Thank you, Mr. Chairman. There are just two other observations I want to share. They aren’t direct questions, just sort of my thoughts on this. In general, I am okay with the extension to the 84 days—I don’t think that is problematic. As I mentioned before in our meetings, I really would like to see some more clarification and standards applied to what the Board and the staff mean by “unusual and exigent circumstances,” how we define that term and how we know when it is time to take it off. I understand that there is stress in the marketplace. I am not disputing that. But I think as we go forward—and following up on President Hoenig’s point—it would be useful if we had a way of discussing more explicitly the criteria that we use to put this on or take it off. So at some point I would like to have some discussion about that.

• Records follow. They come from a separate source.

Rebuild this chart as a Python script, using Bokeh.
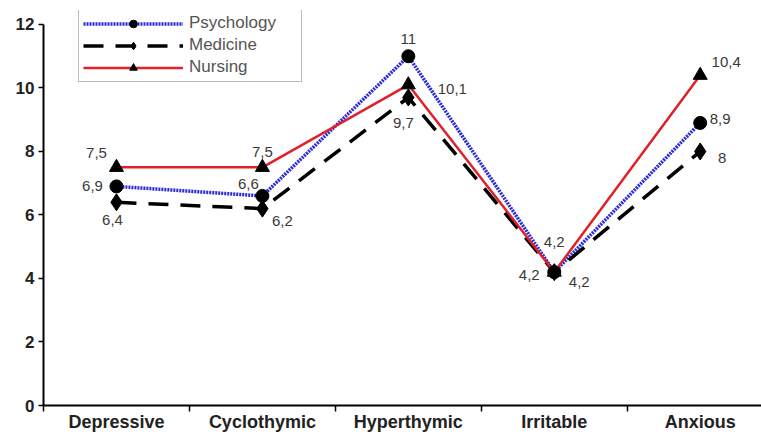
from bokeh.plotting import figure
from bokeh.models import (ColumnDataSource, Range1d, FixedTicker, Legend, LegendItem)
from bokeh.core.properties import value
from bokeh.embed import file_html
from bokeh.resources import INLINE

# ---- data ----
categories = ["Depressive", "Cyclothymic", "Hyperthymic", "Irritable", "Anxious"]
psychology = [6.9, 6.6, 11.0, 4.2, 8.9]
medicine = [6.4, 6.2, 9.7, 4.2, 8.0]
nursing = [7.5, 7.5, 10.1, 4.2, 10.4]
y_ticks = [0, 2, 4, 6, 8, 10, 12]

# label offsets (screen px) for the value annotations
psy_dx = [-24, -14, 0, 0, 20]
psy_dy = [0, -12, -17, -30, -4]
med_dx = [-4, 20, -5, 25, 22]
med_dy = [18, 12, 25, 10, 7]
nur_dx = [-20, 0, 44, -25, 26]
nur_dy = [-14, -15, 4, 3, -13]

FONT = "Liberation Sans"
xs = list(range(len(categories)))

p = figure(width=761, height=436, output_backend="svg", toolbar_location=None,
           x_range=Range1d(-0.5, 4.42), y_range=Range1d(0, 12.44))
p.min_border_left = 43
p.min_border_right = 0
p.min_border_top = 10
p.min_border_bottom = 31
p.outline_line_color = None
p.xgrid.visible = False
p.ygrid.visible = False
p.background_fill_color = "white"
p.border_fill_color = "white"

# axes
xa = p.xaxis[0]
xa.ticker = FixedTicker(ticks=xs, minor_ticks=[-0.5, 0.5, 1.5, 2.5, 3.5])
xa.major_label_overrides = {i: c for i, c in enumerate(categories)}
xa.major_tick_out = 0
xa.major_tick_in = 0
xa.minor_tick_out = 6
xa.minor_tick_in = 0
xa.minor_tick_line_color = "black"
xa.minor_tick_line_width = 1.5
xa.axis_line_width = 2
xa.axis_line_color = "black"
xa.major_label_text_font = FONT
xa.major_label_text_font_style = "bold"
xa.major_label_text_font_size = "18px"
xa.major_label_text_color = "#222222"
xa.major_label_standoff = 0

ya = p.yaxis[0]
ya.ticker = FixedTicker(ticks=y_ticks)
ya.bounds = (y_ticks[0], y_ticks[-1])
ya.major_tick_out = 5
ya.major_tick_in = 0
ya.major_tick_line_width = 1.5
ya.minor_tick_line_color = None
ya.axis_line_width = 2
ya.axis_line_color = "black"
ya.major_label_text_font = FONT
ya.major_label_text_font_style = "bold"
ya.major_label_text_font_size = "17px"
ya.major_label_text_color = "#222222"
ya.major_label_standoff = 4

# lines
l_psy = p.line(xs, psychology, line_color="#2a2ad8", line_width=3.5, line_dash="2 1")
l_med = p.line(xs, medicine, line_color="black", line_width=3.5, line_dash="20 12")
l_nur = p.line(xs, nursing, line_color="#e0202a", line_width=2.5)

# markers
m_med = p.scatter(xs, medicine, marker="diamond", size=17, fill_color="black", line_color="black")
m_nur = p.scatter(xs, nursing, marker="triangle", size=14, fill_color="black", line_color="black")
m_psy = p.scatter(xs, psychology, marker="circle", size=13, fill_color="black", line_color="black")

def fmt(v):
    return f"{v:g}".replace(".", ",")

for vals, dx, dy in ((psychology, psy_dx, psy_dy), (medicine, med_dx, med_dy), (nursing, nur_dx, nur_dy)):
    src = ColumnDataSource(dict(x=xs, y=vals, t=[fmt(v) for v in vals], dx=dx, dy=dy))
    p.text(x="x", y="y", text="t", x_offset="dx", y_offset="dy", source=src,
           text_font=value(FONT), text_font_size="15px", text_color="#3a3a3a",
           text_align="center", text_baseline="middle")

legend = Legend(items=[
    LegendItem(label="Psychology", renderers=[l_psy, m_psy]),
    LegendItem(label="Medicine", renderers=[l_med, m_med]),
    LegendItem(label="Nursing", renderers=[l_nur, m_nur]),
], location=(35, 323))
legend.glyph_width = 100
legend.glyph_height = 19
legend.label_height = 19
legend.label_width = 108
legend.spacing = 2
legend.padding = 4
legend.margin = 0
legend.label_standoff = 6
legend.label_text_font = FONT
legend.label_text_font_size = "17px"
legend.label_text_color = "#555555"
legend.border_line_color = "#777777"
legend.border_line_width = 1.5
legend.background_fill_color = "white"
legend.background_fill_alpha = 1
p.add_layout(legend)

open("out.html", "w").write(file_html(p, INLINE))
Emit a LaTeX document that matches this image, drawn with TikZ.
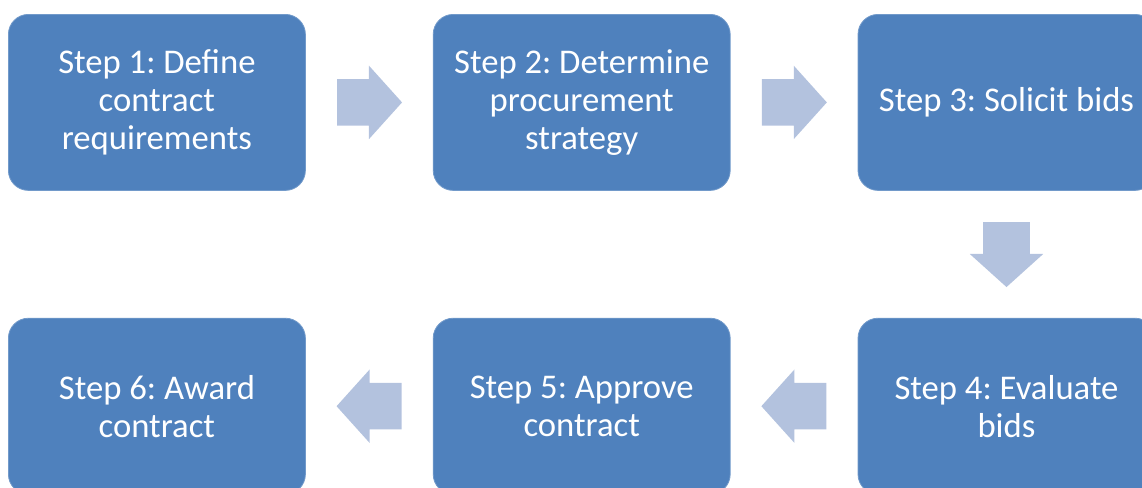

The other point I would make is that I am just not persuaded by the staff’s arguments about the options. The TSLF is undersubscribed. If we wanted to make loans available, we could offer more-frequent auctions. We aren’t tied to any particular two-week schedule. We could offer auctions near the end of the quarter. I am just not convinced that this is going to provide much to the marketplace. Even the staff suggested that it might be marginal. The more we tweak and change these things and try to provide things that we don’t know whether they are needed, I am not persuaded that they are adding anything. I think the 84 days runs over quarter- end. There are auctions as much as one week or two weeks before quarter-end every quarter. There are funds available. So I am just not sure that this is necessary. Thank you.